By Martha Quilin, The Associated Press via The News & Observer
Kamal Bell launched Sankofa Farms on 12 acres of rock-hard Alamance County red clay in 2016 as a place where kids could grow.
Bell was a middle school earth and environmental sciences teacher then in the Durham Public Schools, where one of his goals was to help African-American boys develop life skills that eventually could help them support themselves and their communities.
“There was too much noise in the classroom,” Bell said, from the chatter of disinterested classmates but also from the distractions of sports, status symbols and social pressures. Some of his students didn’t learn well in that setting.
The school where he was teaching had a garden, and Bell asked if he could work with students on the plot through summer, get them outside where they could do the cleansing, physical work of digging, pulling and planting. When the principal said no, Bell went looking for another way.
Historically, federal farm lending programs have been biased against African Americans, and Blacks remain under-represented in farm ownership in North Carolina and across the country. Eventually, Bell borrowed money from the U.S. Department of Agriculture to buy the land in Efland. He applies for grants from nonprofits to pay for its operation and gets advice from crop specialists and from his former professors at N.C. A&T State University, where he got his bachelor’s degree in animal science and a master’s in agriculture education.
Kamoni King, 16, was one of the first students who showed an interest in working at the farm, where Bell can work with up to six young men at a time, bringing them to the site up to four times a month during the school year and three to five days a week during summer.
“I wanted to try something different,” from the way his classmates were spending their time, King said.
Bell and the students spent most of the first two years carving three fields out of the property, which was overgrown and had been used as a trash dump.
“They have had to develop a lot of patience,” King said of the boys, who didn’t get to plant anything until 2018. “Patience is something a lot of people don’t have.”
Bell, who grew up in Durham, not on a farm, researched crops that could connect the students to their African roots.
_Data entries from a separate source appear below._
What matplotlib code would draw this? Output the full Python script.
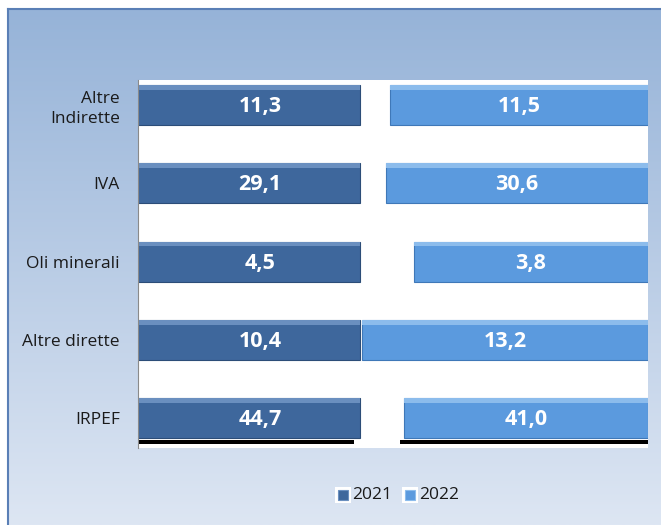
import numpy as np
import matplotlib.pyplot as plt
from matplotlib.patches import Rectangle
from matplotlib.colors import LinearSegmentedColormap

plt.rcParams['font.family'] = ['Open Sans', 'DejaVu Sans']

categories = ['Altre\nIndirette', 'IVA', 'Oli minerali', 'Altre dirette', 'IRPEF']
values_2021 = [11.3, 29.1, 4.5, 10.4, 44.7]
values_2022 = [11.5, 30.6, 3.8, 13.2, 41.0]
# bar extents as drawn in the original (axis units 0-100)
end_2021 = [43.5, 43.5, 43.5, 43.5, 43.5]
start_2022 = [49.4, 48.6, 54.1, 44.0, 52.2]
end_2022 = [100, 100, 100, 100, 100]

W, H = 661, 525
fig = plt.figure(figsize=(W / 100, H / 100), dpi=100)
fig.patch.set_facecolor('white')

# chart area background with vertical gradient
bg = fig.add_axes([8 / W, 0, 1 - 8 / W, 1 - 9 / H])
grad = LinearSegmentedColormap.from_list('bg', ['#dde6f3', '#96b3d8'])
bg.imshow(np.linspace(0, 1, 256).reshape(-1, 1), aspect='auto', cmap=grad,
          origin='lower', extent=[0, 1, 0, 1])
bg.set_xticks([])
bg.set_yticks([])
for side in ['top', 'left']:
    bg.spines[side].set_color('#5a7fb6')
    bg.spines[side].set_linewidth(1.5)
for side in ['right', 'bottom']:
    bg.spines[side].set_visible(False)

ax = fig.add_axes([138 / W, 1 - 448 / H, (648 - 138) / W, (448 - 80) / H])
ax.set_facecolor('white')
ax.set_xlim(0, 100)
ax.set_ylim(4.38, -0.32)
y = np.arange(len(categories))
h = 0.51

dark, dark_hi, dark_lo = '#3e679c', '#6a8fbf', '#2c4d78'
light, light_hi, light_lo = '#5b9ade', '#8cbcec', '#3f78b8'

# shadow under the bottom bars
ax.barh(y[-1] + h / 2 + 0.05, end_2021[-1] - 1.2, left=0, height=0.05, color='black')
ax.barh(y[-1] + h / 2 + 0.05, end_2022[-1] - start_2022[-1] + 0.8, left=start_2022[-1] - 0.8,
        height=0.05, color='black')

ax.barh(y, end_2021, left=0, height=h, color=dark, edgecolor=dark_lo, linewidth=0.8)
ax.barh(y, np.array(end_2022) - np.array(start_2022), left=start_2022, height=h,
        color=light, edgecolor=light_lo, linewidth=0.8)
# bevel highlights
ax.barh(y - h / 2 + 0.03, end_2021, left=0, height=0.06, color=dark_hi, linewidth=0)
ax.barh(y - h / 2 + 0.03, np.array(end_2022) - np.array(start_2022), left=start_2022,
        height=0.06, color=light_hi, linewidth=0)

for i in range(len(categories)):
    ax.text(end_2021[i] / 2 + 2.2, y[i] + 0.02, f'{values_2021[i]:.1f}'.replace('.', ','),
            ha='center', va='center', color='white', fontsize=15.5, fontweight='bold')
    ax.text((start_2022[i] + end_2022[i]) / 2, y[i] + 0.02, f'{values_2022[i]:.1f}'.replace('.', ','),
            ha='center', va='center', color='white', fontsize=15.5, fontweight='bold')

ax.set_yticks(y)
ax.set_yticklabels(categories, fontsize=12.5, color='#1a1a1a', linespacing=1.35)
ax.tick_params(axis='y', length=0, pad=13)
ax.set_xticks([])
for side in ['top', 'right', 'bottom']:
    ax.spines[side].set_visible(False)
ax.spines['left'].set_color('#8a8a8a')

# legend
for x0, label, col, hi in [(343, '2021', dark, dark_hi), (410, '2022', light, light_hi)]:
    fig.patches.append(Rectangle(((x0 - 8) / W, 1 - 503 / H), 16 / W, 16 / H,
                                 transform=fig.transFigure, facecolor='white', edgecolor='none'))
    fig.patches.append(Rectangle(((x0 - 5) / W, 1 - 500 / H), 10 / W, 10 / H,
                                 transform=fig.transFigure, facecolor=col, edgecolor=hi, lw=0.8))
    fig.text((x0 + 9) / W, 1 - 495 / H, label, fontsize=12.5, va='center', ha='left',
             color='#1a1a1a')

fig.savefig('out.png', dpi=100)
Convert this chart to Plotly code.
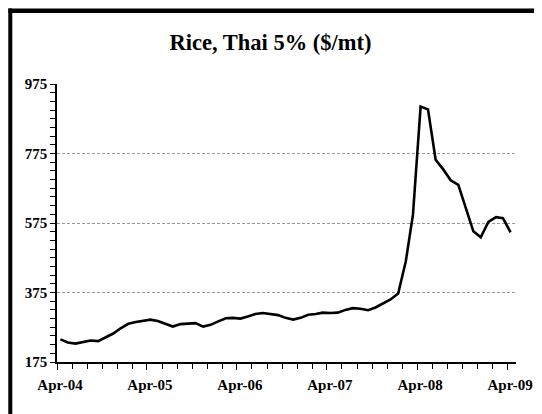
import plotly.graph_objects as go

# Monthly observations, Apr-2004 .. Apr-2009 (plotted mid-month)
months = [f"{2004 + (3 + i) // 12}-{(3 + i) % 12 + 1:02d}-15" for i in range(61)]
price = [240, 231, 228, 232, 237, 235, 245, 257, 272, 285, 290, 293,
         297, 293, 284, 277, 284, 285, 287, 277, 282, 292, 301, 302,
         300, 306, 313, 316, 313, 310, 302, 297, 302, 311, 313, 317,
         316, 317, 325, 330, 328, 324, 332, 343, 355, 372, 465, 599,
         910, 902, 757, 730, 698, 685, 618, 551, 534, 578, 592, 589,
         548]

title_text = "Rice, Thai 5% ($/mt)"
y_ticks = [175, 375, 575, 775, 975]
x_tickvals = ["2004-04-01", "2005-04-01", "2006-04-01", "2007-04-01", "2008-04-01", "2009-04-01"]
x_ticktext = ["Apr-04", "Apr-05", "Apr-06", "Apr-07", "Apr-08", "Apr-09"]

FONT = "Liberation Serif, Times New Roman, serif"

# page body has an 8px margin, so the figure is offset by 8px
W, H = 534, 406
L, R, T, B = 49, 26, 76, 52

fig = go.Figure()
fig.add_trace(go.Scatter(x=months, y=price, mode="lines",
                         line=dict(color="black", width=2.6),
                         hoverinfo="x+y", showlegend=False))

fig.update_layout(
    width=W, height=H,
    margin=dict(l=L, r=R, t=T, b=B, autoexpand=False),
    paper_bgcolor="white", plot_bgcolor="white",
    title=dict(text="<b>" + title_text + "</b>", x=(L + (W - L - R) / 2 - 16) / W, xanchor="center",
               y=1 - 34 / H, yanchor="middle", yref="container",
               font=dict(family=FONT, size=22.5, color="black")),
    font=dict(family=FONT, color="black"),
)

fig.update_xaxes(
    type="date", range=["2004-04-01", "2009-05-07"], automargin=False,
    tickmode="array", tickvals=x_tickvals, ticktext=["<b>" + t + "</b>" for t in x_ticktext],
    ticks="outside", ticklen=6, tickwidth=1.2, tickcolor="black",
    minor=dict(tickmode="linear", tick0="2004-04-01", dtick="M2", ticks="outside",
               ticklen=5, tickwidth=1.2, tickcolor="black", showgrid=False),
    showline=True, linecolor="black", linewidth=1.5,
    showgrid=False, zeroline=False,
    tickfont=dict(family=FONT, size=15, color="black"),
    ticklabelstandoff=2, ticklabelshift=3,
)

fig.update_yaxes(
    range=[175, 975], tickmode="array", tickvals=y_ticks, automargin=False,
    ticktext=["<b>" + str(v) + "</b>" for v in y_ticks],
    ticks="outside", ticklen=5, tickwidth=1.2, tickcolor="black",
    minor=dict(tickmode="linear", tick0=175, dtick=25, ticks="outside",
               ticklen=5, tickwidth=1.2, tickcolor="black", showgrid=False),
    showline=True, linecolor="black", linewidth=1.5,
    showgrid=True, gridcolor="#9a9a9a", gridwidth=1, griddash="3px,2px",
    zeroline=False,
    tickfont=dict(family=FONT, size=15, color="black"),
    ticklabelstandoff=0,
)

# Outer frame (left and top edges visible in the reference)
pw, ph = W - L - R, H - T - B
px0 = (2.3 - L) / pw
py0 = (H - B - 2.8) / ph
fig.add_shape(type="line", xref="paper", yref="paper", x0=px0, x1=px0, y0=-0.5, y1=py0 + 0.008,
              line=dict(color="black", width=4))
fig.add_shape(type="line", xref="paper", yref="paper", x0=px0 - 0.004, x1=1.2, y0=py0, y1=py0,
              line=dict(color="black", width=4.5))

fig.write_html("out.html")
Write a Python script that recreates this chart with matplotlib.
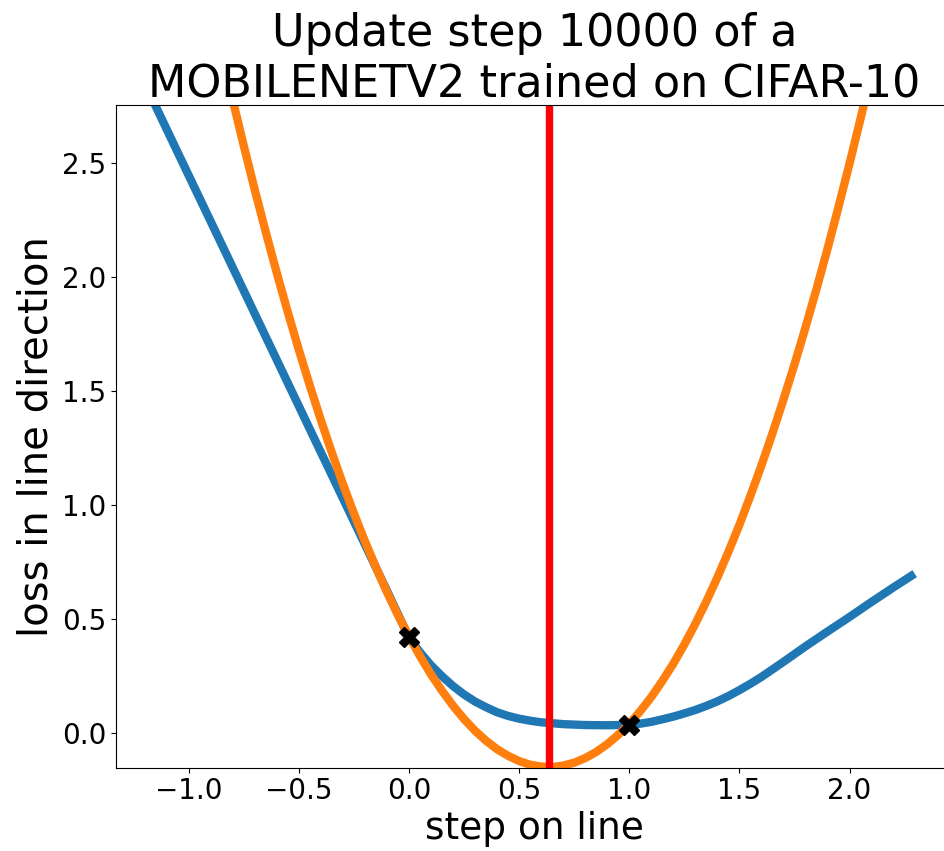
import numpy as np
import matplotlib
matplotlib.use("Agg")
import matplotlib.pyplot as plt

# loss measured along the update direction (blue)
step_pos = [-1.2, -1.0, -0.8, -0.6, -0.4, -0.2, -0.1, 0.0, 0.05, 0.1, 0.15, 0.2,
            0.25, 0.3, 0.35, 0.4, 0.45, 0.5, 0.55, 0.6, 0.65, 0.7, 0.8, 0.9,
            1.0, 1.05, 1.1, 1.15, 1.2, 1.25, 1.3, 1.35, 1.4, 1.45, 1.5, 1.55,
            1.6, 1.65, 1.7, 1.75, 1.8, 1.9, 2.0, 2.1, 2.2, 2.28]
line_loss = [2.851, 2.446, 2.042, 1.637, 1.232, 0.828, 0.625, 0.420, 0.355, 0.298,
             0.250, 0.207, 0.170, 0.139, 0.114, 0.092, 0.076, 0.064, 0.055, 0.048,
             0.044, 0.040, 0.036, 0.035, 0.037, 0.042, 0.050, 0.061, 0.073, 0.087,
             0.102, 0.120, 0.140, 0.163, 0.189, 0.217, 0.247, 0.280, 0.313, 0.347,
             0.381, 0.446, 0.510, 0.576, 0.640, 0.690]

# parabolic approximation (orange)
parab_pos = [-0.8, -0.75, -0.7, -0.65, -0.6, -0.55, -0.5, -0.45, -0.4, -0.35,
             -0.3, -0.25, -0.2, -0.15, -0.1, -0.05, 0.0, 0.05, 0.1, 0.15, 0.2,
             0.25, 0.3, 0.35, 0.4, 0.45, 0.5, 0.55, 0.6, 0.65, 0.7, 0.75, 0.8,
             0.85, 0.9, 0.95, 1.0, 1.05, 1.1, 1.15, 1.2, 1.25, 1.3, 1.35, 1.4,
             1.45, 1.5, 1.55, 1.6, 1.65, 1.7, 1.75, 1.8, 1.85, 1.9, 1.95, 2.0,
             2.05, 2.1]
parab_loss = [2.776, 2.576, 2.383, 2.197, 2.018, 1.846, 1.681, 1.524, 1.373, 1.230,
              1.093, 0.964, 0.842, 0.727, 0.619, 0.518, 0.425, 0.338, 0.258, 0.186,
              0.121, 0.062, 0.011, -0.033, -0.070, -0.099, -0.122, -0.138, -0.146,
              -0.148, -0.142, -0.129, -0.109, -0.082, -0.048, -0.007, 0.041, 0.097,
              0.159, 0.229, 0.305, 0.389, 0.480, 0.578, 0.683, 0.795, 0.914, 1.041,
              1.174, 1.315, 1.463, 1.617, 1.779, 1.948, 2.124, 2.308, 2.498, 2.695,
              2.900]

# measured points and the chosen step (minimum of parabola)
meas_pos = [0.0, 1.0]
meas_loss = [0.42, 0.037]
chosen_step = 0.635

fig = plt.figure(figsize=(9.45, 8.51), dpi=100)
ax = fig.add_axes([0.1228, 0.0979, 0.8857, 0.7784])

ax.plot(step_pos, line_loss, color='#1f77b4', lw=6)
ax.plot(parab_pos, parab_loss, color='#ff7f0e', lw=6)
ax.plot(meas_pos, meas_loss, 'X', color='black', markersize=14)
ax.axvline(chosen_step, color='red', lw=5.3)

ax.set_xlim(-1.33, 2.47)
ax.set_ylim(-0.151, 2.754)
ax.set_xticks([-1.0, -0.5, 0.0, 0.5, 1.0, 1.5, 2.0])
ax.set_yticks([0.0, 0.5, 1.0, 1.5, 2.0, 2.5])
ax.tick_params(labelsize=20)

ax.set_xlabel('step on line', fontsize=27)
ax.set_ylabel('loss in line direction', fontsize=29)
ax.set_title('Update step 10000 of a\nMOBILENETV2 trained on CIFAR-10', fontsize=32)

fig.savefig('out.png', dpi=100)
The name of the farm, Sankofa, is used in West African languages to refer to going back and getting what might have been lost.
The students plant enough radishes, cow peas, squash, watermelon, peppers, kale and navy beans to take home to family members and neighbors. Some live in places where it’s difficult to get fresh fruits and vegetables even when they’re in season.
Bell hopes to open the farm as a U-Pick operation, so that nearby residents also can have access to fresh foods, and he and the students hope to grow enough to be able to donate some to the poor. Ultimately, Bell would like to build a school on the property because he believes, “You can teach everything through agriculture.”
King, along with Mikal Ali, 14, and his brother, Jamil, 12, have been learning to work with one of Sankofa’s new enterprises: honey bees. On a spring morning, they came to the farm with Bell to split one of the hives, a skill they’ll need to become certified beekeepers.
The boys were afraid of the bees at first, but that morning, they put on protective gear and approached the brightly colored wooden hives and calmly, deliberately opened the boxes. As he lifted a rack covered with humming bees, Mikal hesitated a few seconds, until Bell, standing close by, reminded him, “You know how to do this. Figure it out.”
Taking his time, Mikal completed the task and closed the hives.
In the public schools, King said, “I don’t see much hope. But out here, they light up.”